Il prezzo del petrolio, all’inizio di novembre, scende sotto i 92 dollari, mentre la benzina verde nello stesso periodo arriva alla cifra record di 1,71 euro nel sud d’Italia. È l’effetto delle accise – dicono i petrolieri. È colpa del governo e dei petrolieri – dicono i consumatori. In realtà dal primo novembre in Italia ha cominciato a essere applicato l’ennesimo rincaro delle accise, pari a circa un euro, allo scopo di raccogliere i 65 milioni necessari a far fronte all’alluvione che ha colpito la Liguria e la Toscana. Secondo l’Unione petrolifera è sempre la tassazione dei carburanti ad aver prodotto il picco della verde a 1,7 euro al Sud. Secondo i dati pubblicati dal Ministero per lo Sviluppo economico, il cosiddetto “stacco Italia”, cioè il differenziale dei prezzi italiani rispetto a quelli europei è pari a 4,7 centesimi al 17 di ottobre.
La Commissione
- È in grado di confermare se, nonostante la diminuzione del prezzo al barile, l’aumento della benzina in Italia sia dovuto soltanto all’aumento delle accise?
- In caso affermativo, non considera, senza giungere alla definizione di una politica fiscale comune, l’opportunità di una armonizzazione delle accise a livello europeo e l’eventuale fissazione di un plafond da non superare a livello nazionale, a tutela degli interessi dei consumatori?
Non potrebbe questo essere un modo per eliminare gli “stacchi” tra i prezzi nazionali e quelli europei?

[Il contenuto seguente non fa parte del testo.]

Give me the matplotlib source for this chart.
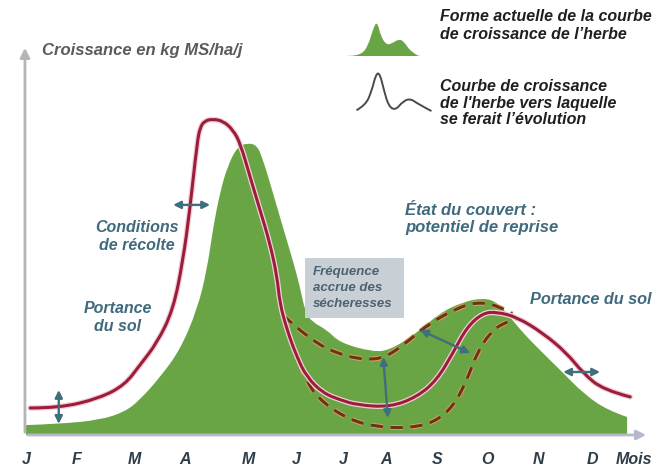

E-010501/2011 Risposta di Algirdas Šemeta a nome della Commissione (9.1.2012) La Commissione conferma che l’Italia ha aumentato l’aliquota applicata alla benzina senza piombo da 564 EUR per 1 000 litri nel 2010 a 613,2 EUR nel 2011[1]. La Commissione non può tuttavia esprimersi in merito ai motivi che giustificano l’aumento complessivo del prezzo del carburante in Italia poiché le accise rappresentano solo una frazione del prezzo finale e le differenze possono derivare anche da disparità fra gli Stati membri relative ad altri elementi del prezzo. Attualmente la direttiva 2003/96/CE[2] stabilisce un certo grado di armonizzazione delle accise applicabili ai prodotti energetici e all’elettricità, fra l’altro per mezzo di livelli minimi per le accise. Oltre tali livelli gli Stati membri hanno la facoltà di fissare i livelli di imposizione ritenuti più adeguati, tenuto conto di considerazioni di politica nazionale. Il 13 aprile 2011 la Commissione ha presentato una proposta volta a rivedere la direttiva[3] in questione, al fine di ristrutturare le modalità di tassazione dell’energia per allineare il settore agli obiettivi dell’UE relativi all’energia e ai cambiamenti climatici, garantendo nel contempo il corretto funzionamento del mercato interno per mezzo di un trattamento fiscale coerente delle fonti energetiche. La proposta mira a far convergere le aliquote minime vigenti delle accise basandole su criteri obiettivi, ossia le emissioni di CO2 e il contenuto di energia del prodotto energetico. La Commissione non ha proposto di introdurre un massimale (tetto) per le accise sui carburanti, poiché sarebbe eccessivo rispetto a quanto attualmente necessario per il corretto funzionamento del mercato interno e quindi in contraddizione con il principio di proporzionalità.